Task requirements:
Your task is to output the listing word for word, with pictures excluded.

====== Supplied information

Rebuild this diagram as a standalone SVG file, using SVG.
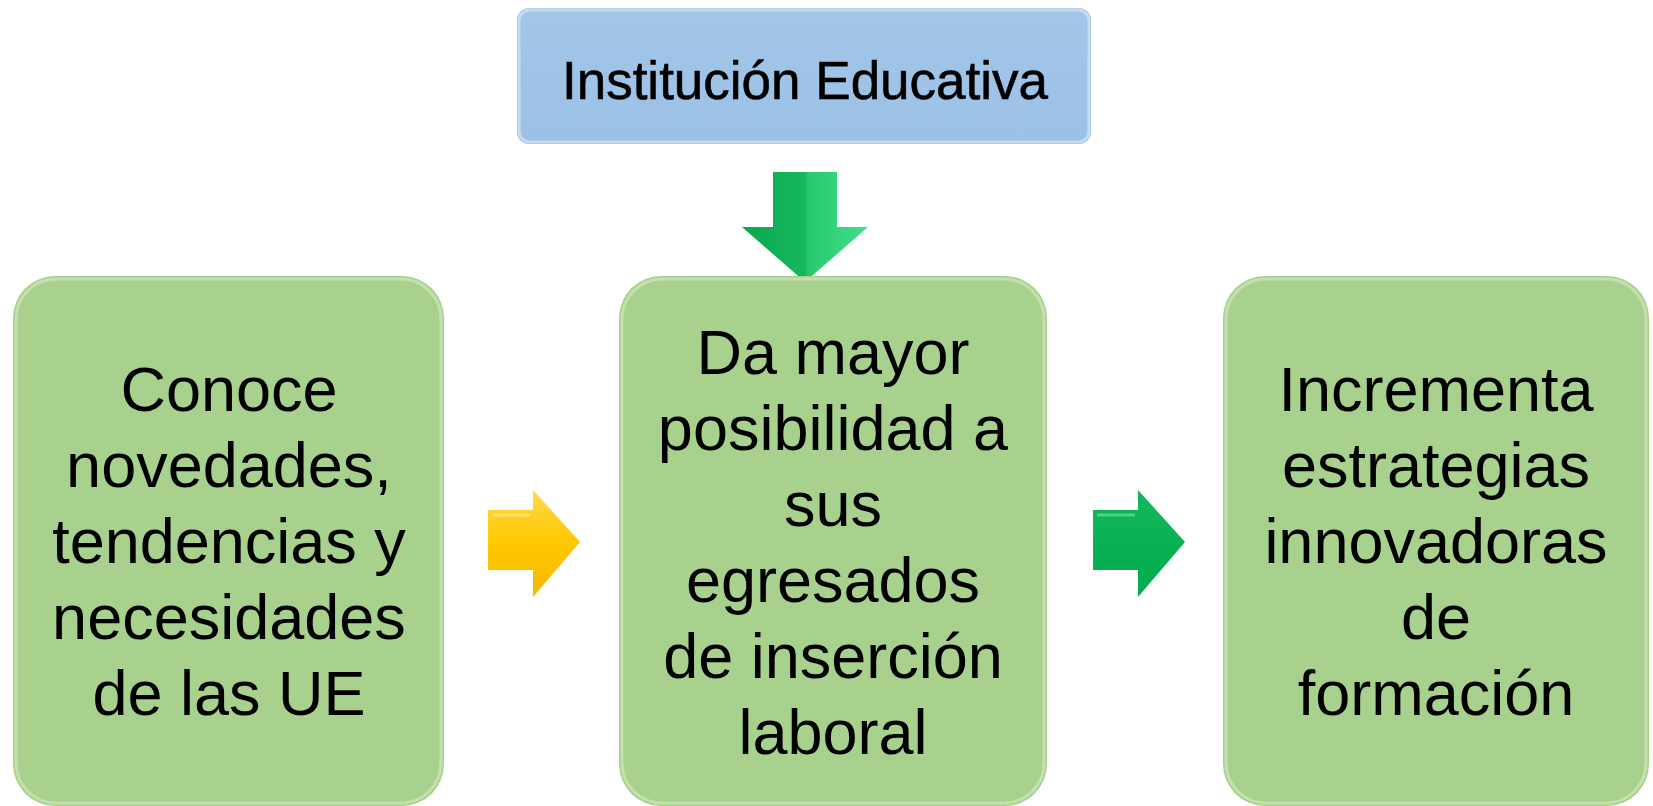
<svg xmlns="http://www.w3.org/2000/svg" width="1653" height="806" viewBox="0 0 1653 806">
<defs>
<style>
.box{fill:#A9D18E;}
.boxEdge{fill:none;stroke:#C3E0AE;stroke-width:3;}
.txt{font-family:"Liberation Sans",Arial,sans-serif;font-size:63px;fill:#000;text-anchor:middle;}
.title{font-family:"Liberation Sans",Arial,sans-serif;font-size:53px;fill:#000;stroke:#000;stroke-width:0.6;text-anchor:middle;}
</style>
<linearGradient id="gYellow" x1="0" y1="0" x2="0" y2="1">
<stop offset="0" stop-color="#FFD94A"/>
<stop offset="0.5" stop-color="#FFC800"/>
<stop offset="1" stop-color="#F2B800"/>
</linearGradient>
<linearGradient id="gGreen" x1="0" y1="0" x2="0" y2="1">
<stop offset="0" stop-color="#12B85A"/>
<stop offset="1" stop-color="#00AC4C"/>
</linearGradient>
<linearGradient id="gDown" x1="0" y1="0" x2="1" y2="0">
<stop offset="0" stop-color="#07A84E"/>
<stop offset="0.5" stop-color="#17B85C"/>
<stop offset="0.52" stop-color="#27C86E"/>
<stop offset="1" stop-color="#3FE08A"/>
</linearGradient>
<linearGradient id="gBlue" x1="0" y1="0" x2="0" y2="1">
<stop offset="0" stop-color="#A3C6E8"/>
<stop offset="1" stop-color="#9BC1E5"/>
</linearGradient>
</defs>

<g id="connectors">
<polygon id="arrow-down" points="773,172 837,172 837,227 868,227 805,282 742,227 773,227" fill="url(#gDown)"/>
<polygon id="arrow-yellow" points="488,510 533,510 533,490 580,542 533,597 533,570 488,570" fill="url(#gYellow)"/>
<line x1="492" y1="515" x2="530" y2="515" stroke="#FFE680" stroke-width="3" opacity="0.8"/>
<polygon id="arrow-green" points="1093,510 1138,510 1138,490 1185,542 1138,597 1138,570 1093,570" fill="url(#gGreen)"/>
<line x1="1097" y1="515" x2="1135" y2="515" stroke="#5FD892" stroke-width="3" opacity="0.8"/>
</g>

<g id="node-institucion">
<rect x="517" y="8" width="574" height="136" rx="12" fill="url(#gBlue)"/>
<rect x="519" y="10" width="570" height="132" rx="11" fill="none" stroke="#C4DCF2" stroke-width="3"/>
<text class="title" x="805" y="99">Institución Educativa</text>
</g>

<g id="node-conoce">
<rect class="box" x="13" y="276" width="431" height="530" rx="42"/>
<rect class="boxEdge" x="16" y="279" width="425" height="524" rx="40"/>
<text class="txt" x="229" y="411">Conoce</text>
<text class="txt" x="229" y="487">novedades,</text>
<text class="txt" x="229" y="563">tendencias y</text>
<text class="txt" x="229" y="639">necesidades</text>
<text class="txt" x="229" y="715">de las UE</text>
</g>

<g id="node-da-mayor">
<rect class="box" x="619" y="276" width="428" height="530" rx="42"/>
<rect class="boxEdge" x="622" y="279" width="422" height="524" rx="40"/>
<text class="txt" x="833" y="374">Da mayor</text>
<text class="txt" x="833" y="450">posibilidad a</text>
<text class="txt" x="833" y="526">sus</text>
<text class="txt" x="833" y="602">egresados</text>
<text class="txt" x="833" y="678">de inserción</text>
<text class="txt" x="833" y="754">laboral</text>
</g>

<g id="node-incrementa">
<rect class="box" x="1223" y="276" width="426" height="530" rx="42"/>
<rect class="boxEdge" x="1226" y="279" width="420" height="524" rx="40"/>
<text class="txt" x="1436" y="411">Incrementa</text>
<text class="txt" x="1436" y="487">estrategias</text>
<text class="txt" x="1436" y="563">innovadoras</text>
<text class="txt" x="1436" y="639">de</text>
<text class="txt" x="1436" y="715">formación</text>
</g>
</svg>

============

Reply:
Rebuild this diagram as a standalone SVG file, using SVG.
<svg xmlns="http://www.w3.org/2000/svg" width="1653" height="806" viewBox="0 0 1653 806">
<defs>
<style>
.box{fill:#A9D18E;}
.boxEdge{fill:none;stroke:#C3E0AE;stroke-width:3;}
.txt{font-family:"Liberation Sans",Arial,sans-serif;font-size:63px;fill:#000;text-anchor:middle;}
.title{font-family:"Liberation Sans",Arial,sans-serif;font-size:53px;fill:#000;stroke:#000;stroke-width:0.6;text-anchor:middle;}
</style>
<linearGradient id="gYellow" x1="0" y1="0" x2="0" y2="1">
<stop offset="0" stop-color="#FFD94A"/>
<stop offset="0.5" stop-color="#FFC800"/>
<stop offset="1" stop-color="#F2B800"/>
</linearGradient>
<linearGradient id="gGreen" x1="0" y1="0" x2="0" y2="1">
<stop offset="0" stop-color="#12B85A"/>
<stop offset="1" stop-color="#00AC4C"/>
</linearGradient>
<linearGradient id="gDown" x1="0" y1="0" x2="1" y2="0">
<stop offset="0" stop-color="#07A84E"/>
<stop offset="0.5" stop-color="#17B85C"/>
<stop offset="0.52" stop-color="#27C86E"/>
<stop offset="1" stop-color="#3FE08A"/>
</linearGradient>
<linearGradient id="gBlue" x1="0" y1="0" x2="0" y2="1">
<stop offset="0" stop-color="#A3C6E8"/>
<stop offset="1" stop-color="#9BC1E5"/>
</linearGradient>
</defs>

<g id="connectors">
<polygon id="arrow-down" points="773,172 837,172 837,227 868,227 805,282 742,227 773,227" fill="url(#gDown)"/>
<polygon id="arrow-yellow" points="488,510 533,510 533,490 580,542 533,597 533,570 488,570" fill="url(#gYellow)"/>
<line x1="492" y1="515" x2="530" y2="515" stroke="#FFE680" stroke-width="3" opacity="0.8"/>
<polygon id="arrow-green" points="1093,510 1138,510 1138,490 1185,542 1138,597 1138,570 1093,570" fill="url(#gGreen)"/>
<line x1="1097" y1="515" x2="1135" y2="515" stroke="#5FD892" stroke-width="3" opacity="0.8"/>
</g>

<g id="node-institucion">
<rect x="517" y="8" width="574" height="136" rx="12" fill="url(#gBlue)"/>
<rect x="519" y="10" width="570" height="132" rx="11" fill="none" stroke="#C4DCF2" stroke-width="3"/>
<text class="title" x="805" y="99">Institución Educativa</text>
</g>

<g id="node-conoce">
<rect class="box" x="13" y="276" width="431" height="530" rx="42"/>
<rect class="boxEdge" x="16" y="279" width="425" height="524" rx="40"/>
<text class="txt" x="229" y="411">Conoce</text>
<text class="txt" x="229" y="487">novedades,</text>
<text class="txt" x="229" y="563">tendencias y</text>
<text class="txt" x="229" y="639">necesidades</text>
<text class="txt" x="229" y="715">de las UE</text>
</g>

<g id="node-da-mayor">
<rect class="box" x="619" y="276" width="428" height="530" rx="42"/>
<rect class="boxEdge" x="622" y="279" width="422" height="524" rx="40"/>
<text class="txt" x="833" y="374">Da mayor</text>
<text class="txt" x="833" y="450">posibilidad a</text>
<text class="txt" x="833" y="526">sus</text>
<text class="txt" x="833" y="602">egresados</text>
<text class="txt" x="833" y="678">de inserción</text>
<text class="txt" x="833" y="754">laboral</text>
</g>

<g id="node-incrementa">
<rect class="box" x="1223" y="276" width="426" height="530" rx="42"/>
<rect class="boxEdge" x="1226" y="279" width="420" height="524" rx="40"/>
<text class="txt" x="1436" y="411">Incrementa</text>
<text class="txt" x="1436" y="487">estrategias</text>
<text class="txt" x="1436" y="563">innovadoras</text>
<text class="txt" x="1436" y="639">de</text>
<text class="txt" x="1436" y="715">formación</text>
</g>
</svg>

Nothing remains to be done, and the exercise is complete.